* [Instruction]: Look through the lines below and extract any with the word "that".

* [Records with drawing code]:

┄┄┄┄┄┄

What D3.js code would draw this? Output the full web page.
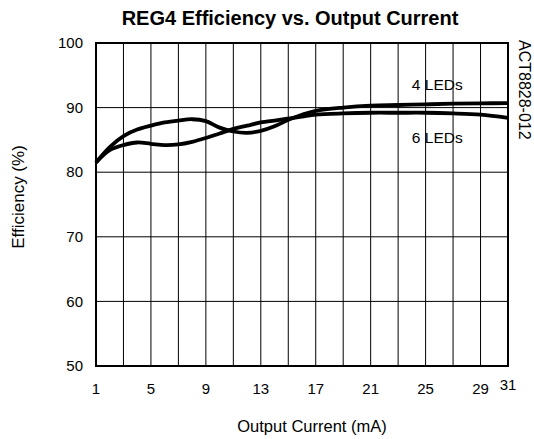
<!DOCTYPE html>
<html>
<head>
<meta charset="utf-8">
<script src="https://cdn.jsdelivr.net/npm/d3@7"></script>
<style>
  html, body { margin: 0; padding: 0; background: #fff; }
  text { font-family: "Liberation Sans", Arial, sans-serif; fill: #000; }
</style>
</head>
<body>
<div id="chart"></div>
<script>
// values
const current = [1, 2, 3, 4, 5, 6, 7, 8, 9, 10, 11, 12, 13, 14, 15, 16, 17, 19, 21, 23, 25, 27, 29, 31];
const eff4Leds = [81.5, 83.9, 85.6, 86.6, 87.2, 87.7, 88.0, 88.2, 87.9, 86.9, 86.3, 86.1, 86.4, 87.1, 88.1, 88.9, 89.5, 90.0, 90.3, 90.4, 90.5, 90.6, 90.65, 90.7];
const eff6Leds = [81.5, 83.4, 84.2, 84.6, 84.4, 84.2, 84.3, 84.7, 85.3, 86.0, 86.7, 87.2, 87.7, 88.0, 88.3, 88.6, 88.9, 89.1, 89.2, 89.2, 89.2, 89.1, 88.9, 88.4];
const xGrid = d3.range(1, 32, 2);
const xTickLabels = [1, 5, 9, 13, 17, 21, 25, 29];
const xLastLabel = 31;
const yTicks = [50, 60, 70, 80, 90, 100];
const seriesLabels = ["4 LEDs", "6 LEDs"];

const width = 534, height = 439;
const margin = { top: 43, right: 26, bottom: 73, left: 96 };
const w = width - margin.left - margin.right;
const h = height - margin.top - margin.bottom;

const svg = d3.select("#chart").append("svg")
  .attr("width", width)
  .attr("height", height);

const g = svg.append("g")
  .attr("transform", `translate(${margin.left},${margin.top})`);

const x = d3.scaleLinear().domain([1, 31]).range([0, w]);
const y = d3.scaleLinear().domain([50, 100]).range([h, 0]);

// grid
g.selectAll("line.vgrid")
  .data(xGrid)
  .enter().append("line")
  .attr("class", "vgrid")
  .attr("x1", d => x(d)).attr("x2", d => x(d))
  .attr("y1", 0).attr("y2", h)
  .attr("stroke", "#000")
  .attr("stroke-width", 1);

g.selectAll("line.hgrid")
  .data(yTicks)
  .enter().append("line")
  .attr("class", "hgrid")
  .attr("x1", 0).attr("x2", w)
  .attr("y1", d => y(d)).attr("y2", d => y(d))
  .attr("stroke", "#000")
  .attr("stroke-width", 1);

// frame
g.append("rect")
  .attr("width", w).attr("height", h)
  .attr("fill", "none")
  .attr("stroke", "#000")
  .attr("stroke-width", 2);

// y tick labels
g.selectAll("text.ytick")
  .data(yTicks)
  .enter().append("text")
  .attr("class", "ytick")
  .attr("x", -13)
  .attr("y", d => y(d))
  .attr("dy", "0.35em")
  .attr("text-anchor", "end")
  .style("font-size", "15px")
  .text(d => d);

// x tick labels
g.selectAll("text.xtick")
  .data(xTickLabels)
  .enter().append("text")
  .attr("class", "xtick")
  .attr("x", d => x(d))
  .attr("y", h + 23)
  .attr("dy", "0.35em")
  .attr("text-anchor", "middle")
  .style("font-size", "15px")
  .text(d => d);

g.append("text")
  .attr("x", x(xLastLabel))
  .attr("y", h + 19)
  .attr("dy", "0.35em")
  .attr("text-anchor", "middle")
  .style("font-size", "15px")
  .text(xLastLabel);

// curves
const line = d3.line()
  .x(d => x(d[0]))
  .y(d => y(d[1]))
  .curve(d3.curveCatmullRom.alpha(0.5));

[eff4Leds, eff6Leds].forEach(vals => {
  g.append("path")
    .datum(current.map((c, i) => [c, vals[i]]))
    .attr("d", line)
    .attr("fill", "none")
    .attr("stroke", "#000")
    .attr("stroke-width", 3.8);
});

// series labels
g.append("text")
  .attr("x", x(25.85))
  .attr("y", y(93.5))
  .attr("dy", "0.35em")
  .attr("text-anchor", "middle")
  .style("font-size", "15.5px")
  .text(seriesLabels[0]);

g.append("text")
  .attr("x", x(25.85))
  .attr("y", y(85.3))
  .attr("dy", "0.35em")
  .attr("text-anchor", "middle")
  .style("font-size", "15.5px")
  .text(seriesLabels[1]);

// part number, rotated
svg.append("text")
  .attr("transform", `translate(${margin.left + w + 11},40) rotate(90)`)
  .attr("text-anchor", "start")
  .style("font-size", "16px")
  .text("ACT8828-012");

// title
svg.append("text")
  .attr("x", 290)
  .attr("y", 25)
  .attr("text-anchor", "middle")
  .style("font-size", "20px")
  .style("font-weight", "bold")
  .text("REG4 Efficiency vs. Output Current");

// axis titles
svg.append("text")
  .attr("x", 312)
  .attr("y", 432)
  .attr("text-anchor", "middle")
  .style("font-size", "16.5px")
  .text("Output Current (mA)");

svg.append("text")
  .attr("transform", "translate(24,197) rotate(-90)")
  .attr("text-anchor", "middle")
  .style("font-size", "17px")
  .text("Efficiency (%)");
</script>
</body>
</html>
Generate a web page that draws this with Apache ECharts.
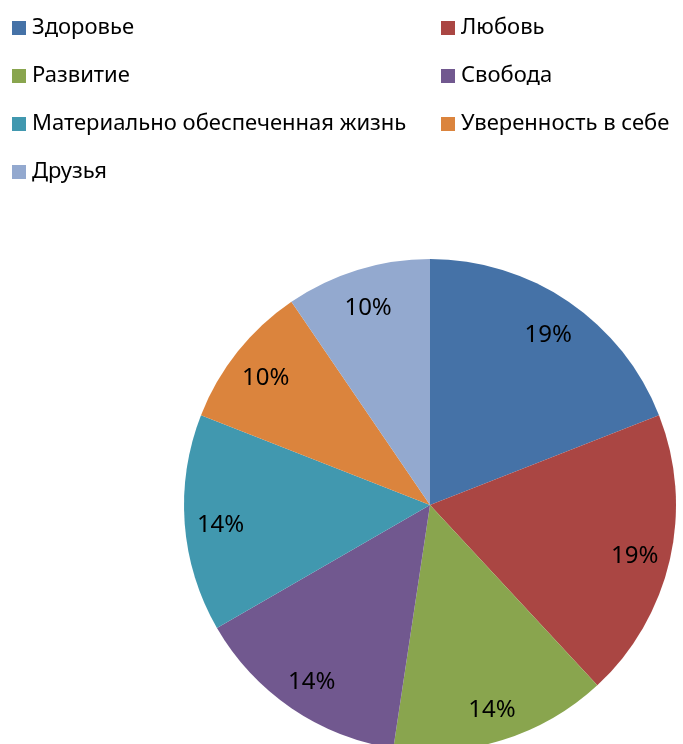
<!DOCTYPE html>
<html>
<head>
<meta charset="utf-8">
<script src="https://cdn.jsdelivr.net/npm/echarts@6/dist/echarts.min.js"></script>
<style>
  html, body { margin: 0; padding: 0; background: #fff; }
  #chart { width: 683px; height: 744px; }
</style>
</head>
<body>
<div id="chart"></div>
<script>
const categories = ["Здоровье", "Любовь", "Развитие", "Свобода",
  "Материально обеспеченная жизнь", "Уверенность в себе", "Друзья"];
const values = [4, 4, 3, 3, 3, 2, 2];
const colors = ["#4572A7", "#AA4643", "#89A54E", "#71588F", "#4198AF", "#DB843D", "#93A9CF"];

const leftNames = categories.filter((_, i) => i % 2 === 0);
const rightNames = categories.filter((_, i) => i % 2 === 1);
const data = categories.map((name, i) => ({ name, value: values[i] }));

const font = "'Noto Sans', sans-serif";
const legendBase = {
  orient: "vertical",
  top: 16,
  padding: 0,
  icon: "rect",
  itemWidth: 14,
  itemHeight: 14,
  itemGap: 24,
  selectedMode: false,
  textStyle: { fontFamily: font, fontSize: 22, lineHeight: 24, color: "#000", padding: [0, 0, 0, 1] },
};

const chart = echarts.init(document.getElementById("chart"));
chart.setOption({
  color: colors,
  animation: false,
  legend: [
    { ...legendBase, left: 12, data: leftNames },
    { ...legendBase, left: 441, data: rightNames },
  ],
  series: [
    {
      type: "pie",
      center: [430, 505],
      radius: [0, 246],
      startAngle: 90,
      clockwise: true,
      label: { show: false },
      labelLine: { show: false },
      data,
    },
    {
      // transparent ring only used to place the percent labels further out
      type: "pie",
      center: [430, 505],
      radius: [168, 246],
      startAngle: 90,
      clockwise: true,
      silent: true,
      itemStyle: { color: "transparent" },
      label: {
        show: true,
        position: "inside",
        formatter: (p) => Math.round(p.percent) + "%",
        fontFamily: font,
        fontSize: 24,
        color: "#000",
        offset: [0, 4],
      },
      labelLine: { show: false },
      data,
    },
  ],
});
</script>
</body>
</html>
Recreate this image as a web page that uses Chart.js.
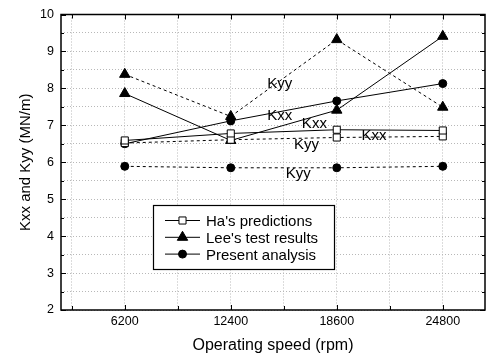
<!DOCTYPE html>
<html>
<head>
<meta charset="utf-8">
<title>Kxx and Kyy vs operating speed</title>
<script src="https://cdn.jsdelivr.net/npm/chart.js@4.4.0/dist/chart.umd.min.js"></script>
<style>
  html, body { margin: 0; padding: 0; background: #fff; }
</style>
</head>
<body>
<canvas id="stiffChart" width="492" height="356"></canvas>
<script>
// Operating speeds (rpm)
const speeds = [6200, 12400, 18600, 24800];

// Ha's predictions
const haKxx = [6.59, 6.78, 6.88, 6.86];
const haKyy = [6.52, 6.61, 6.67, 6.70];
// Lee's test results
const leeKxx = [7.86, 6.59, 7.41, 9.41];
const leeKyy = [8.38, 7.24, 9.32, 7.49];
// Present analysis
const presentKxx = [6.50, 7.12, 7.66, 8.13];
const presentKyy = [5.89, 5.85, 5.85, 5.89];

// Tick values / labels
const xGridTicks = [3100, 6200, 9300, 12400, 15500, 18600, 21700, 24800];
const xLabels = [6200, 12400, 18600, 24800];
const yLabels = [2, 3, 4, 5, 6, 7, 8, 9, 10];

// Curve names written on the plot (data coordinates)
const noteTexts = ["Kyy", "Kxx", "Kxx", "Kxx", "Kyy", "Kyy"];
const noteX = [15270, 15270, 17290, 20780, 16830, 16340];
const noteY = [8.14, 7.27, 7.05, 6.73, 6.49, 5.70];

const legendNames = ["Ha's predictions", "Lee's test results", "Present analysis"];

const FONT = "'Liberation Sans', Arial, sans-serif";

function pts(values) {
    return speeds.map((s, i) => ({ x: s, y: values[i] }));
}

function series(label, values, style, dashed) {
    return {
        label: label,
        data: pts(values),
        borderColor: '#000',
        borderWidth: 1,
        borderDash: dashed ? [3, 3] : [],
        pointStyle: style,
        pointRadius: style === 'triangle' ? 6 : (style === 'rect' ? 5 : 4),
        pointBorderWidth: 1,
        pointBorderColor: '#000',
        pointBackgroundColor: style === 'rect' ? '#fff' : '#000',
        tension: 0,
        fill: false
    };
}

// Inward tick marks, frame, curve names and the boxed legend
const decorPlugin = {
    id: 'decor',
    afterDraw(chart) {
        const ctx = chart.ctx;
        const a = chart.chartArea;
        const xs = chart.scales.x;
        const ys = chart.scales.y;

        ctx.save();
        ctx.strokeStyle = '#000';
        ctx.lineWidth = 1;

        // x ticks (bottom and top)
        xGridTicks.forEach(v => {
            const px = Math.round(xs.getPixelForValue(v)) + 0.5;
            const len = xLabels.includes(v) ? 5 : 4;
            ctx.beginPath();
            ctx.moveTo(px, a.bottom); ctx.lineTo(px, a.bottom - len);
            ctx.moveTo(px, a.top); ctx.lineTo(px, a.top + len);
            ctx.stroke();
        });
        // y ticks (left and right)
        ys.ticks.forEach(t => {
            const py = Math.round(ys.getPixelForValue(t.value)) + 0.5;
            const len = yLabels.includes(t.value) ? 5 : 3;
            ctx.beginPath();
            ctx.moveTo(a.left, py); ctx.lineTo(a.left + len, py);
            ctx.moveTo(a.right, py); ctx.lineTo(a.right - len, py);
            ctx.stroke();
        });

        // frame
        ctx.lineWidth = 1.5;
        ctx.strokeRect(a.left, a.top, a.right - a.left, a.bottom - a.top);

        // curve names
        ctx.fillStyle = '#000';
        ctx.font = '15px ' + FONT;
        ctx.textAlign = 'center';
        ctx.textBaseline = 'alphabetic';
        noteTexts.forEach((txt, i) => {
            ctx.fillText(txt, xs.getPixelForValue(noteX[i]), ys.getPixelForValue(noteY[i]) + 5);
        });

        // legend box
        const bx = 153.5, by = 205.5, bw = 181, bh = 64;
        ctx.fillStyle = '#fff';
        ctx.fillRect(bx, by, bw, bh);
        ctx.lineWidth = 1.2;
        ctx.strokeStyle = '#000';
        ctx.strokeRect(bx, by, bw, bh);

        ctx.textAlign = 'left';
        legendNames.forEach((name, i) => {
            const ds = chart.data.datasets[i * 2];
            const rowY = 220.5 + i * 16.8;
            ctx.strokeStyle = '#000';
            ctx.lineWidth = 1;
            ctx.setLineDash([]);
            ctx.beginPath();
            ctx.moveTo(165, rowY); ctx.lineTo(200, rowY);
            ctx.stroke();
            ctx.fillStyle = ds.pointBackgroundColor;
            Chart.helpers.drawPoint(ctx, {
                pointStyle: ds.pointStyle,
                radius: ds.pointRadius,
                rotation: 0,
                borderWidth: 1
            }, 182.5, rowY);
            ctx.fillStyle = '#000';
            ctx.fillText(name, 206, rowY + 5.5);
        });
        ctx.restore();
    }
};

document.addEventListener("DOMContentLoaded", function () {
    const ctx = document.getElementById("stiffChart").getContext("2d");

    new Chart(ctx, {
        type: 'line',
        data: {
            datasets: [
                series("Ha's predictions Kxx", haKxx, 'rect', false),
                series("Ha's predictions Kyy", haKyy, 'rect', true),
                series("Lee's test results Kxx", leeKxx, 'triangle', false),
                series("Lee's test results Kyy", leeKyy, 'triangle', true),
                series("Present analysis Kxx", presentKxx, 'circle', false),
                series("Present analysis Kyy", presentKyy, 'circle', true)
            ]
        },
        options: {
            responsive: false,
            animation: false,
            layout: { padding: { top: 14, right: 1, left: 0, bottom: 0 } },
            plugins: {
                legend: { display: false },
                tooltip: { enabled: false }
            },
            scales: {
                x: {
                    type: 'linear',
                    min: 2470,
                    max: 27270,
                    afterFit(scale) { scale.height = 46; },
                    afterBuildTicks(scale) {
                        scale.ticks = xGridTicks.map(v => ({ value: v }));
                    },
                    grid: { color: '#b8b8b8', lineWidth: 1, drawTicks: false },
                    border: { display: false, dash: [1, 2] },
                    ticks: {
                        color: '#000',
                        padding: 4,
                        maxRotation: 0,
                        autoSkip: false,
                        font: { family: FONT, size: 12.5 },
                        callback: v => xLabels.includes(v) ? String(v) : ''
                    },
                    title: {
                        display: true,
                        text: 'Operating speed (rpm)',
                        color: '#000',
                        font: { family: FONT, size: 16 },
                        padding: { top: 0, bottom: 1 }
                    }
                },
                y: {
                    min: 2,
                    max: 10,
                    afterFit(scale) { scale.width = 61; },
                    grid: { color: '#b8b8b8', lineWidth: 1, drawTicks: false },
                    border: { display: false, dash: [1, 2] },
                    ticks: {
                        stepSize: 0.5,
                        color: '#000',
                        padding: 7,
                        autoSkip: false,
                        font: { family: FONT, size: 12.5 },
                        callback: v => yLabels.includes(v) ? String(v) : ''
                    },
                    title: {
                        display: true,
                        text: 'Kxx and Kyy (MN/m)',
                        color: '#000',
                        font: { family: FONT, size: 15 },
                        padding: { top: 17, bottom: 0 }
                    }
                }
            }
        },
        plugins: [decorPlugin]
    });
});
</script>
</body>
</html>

┄┄┄┄┄┄

* [Full solution]:
Generate a web page that draws this with Apache ECharts.
Recreate this image as a web page that uses Chart.js.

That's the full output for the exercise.